As a reader and commenter of a gazillion blogs I am finally ready to do one too with a purpose to it.

Only one thing I am worried about and that is I find just reading blogs is a full time job so how about giving hints on where you or your fellow bloggers find the time to blog and have a life outside the kitchen? plllleeeaasssseee....

Tania said...

I am looking forward to seeing the movie next week. I was lucky enough to have a friend send me the book (which I devoured in three nights - quite an accomplishment with two little ones!) and am glad that I read it before seeing the movie. I love reading your blog and recipes.....makes me want to be a "better blogger!"

Thanks for the honest review!

Take care,
Tania

Katrina said...

Thank you for this great post. I saw the movie last week.
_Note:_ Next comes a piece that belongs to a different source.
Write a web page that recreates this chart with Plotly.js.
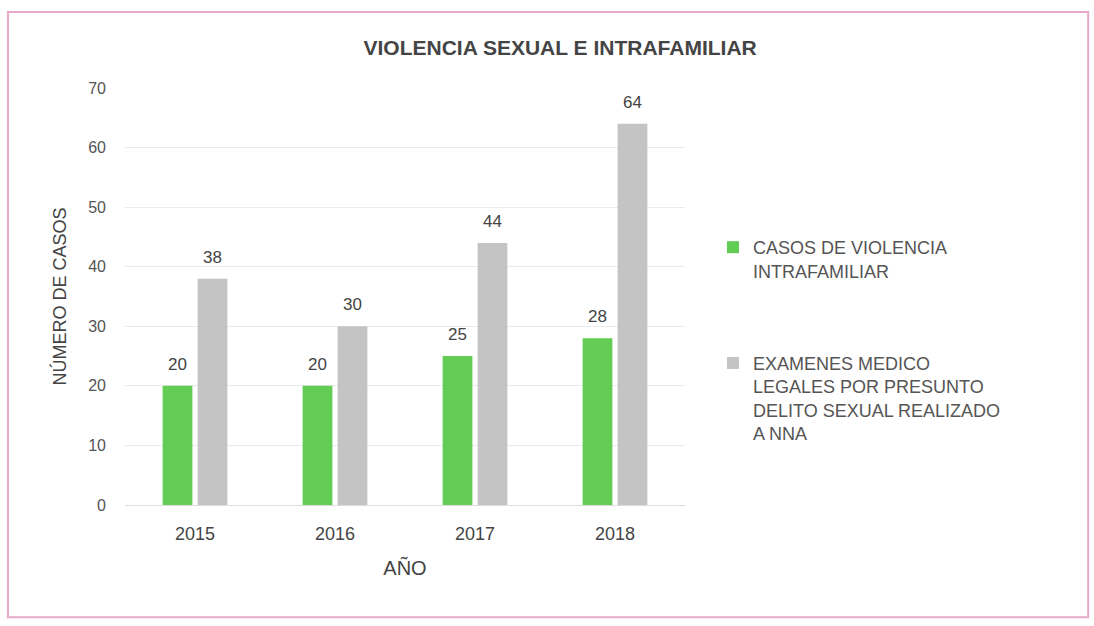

Loved it. Have read up on Julie a bit, LOVE Julia. Have no reason to judge Julie or dislike her. What a wonderful treat that you got to go to the premiere and meet her. Great writing, you Foodie! ;)

AmyRuth said...

Kelly, I really enjoyed reading your well written article about Julie. I learned something about her and now I think I will read her book. Even after seeing the movie now twice I just didn't feel compelled to do so until you showed a different dimension of her personality. Of course I must cook the Boeuf Bourguignon along with the masses. That's just irresistible. Even in summer. Right? Thanks again for a great story. I love stories.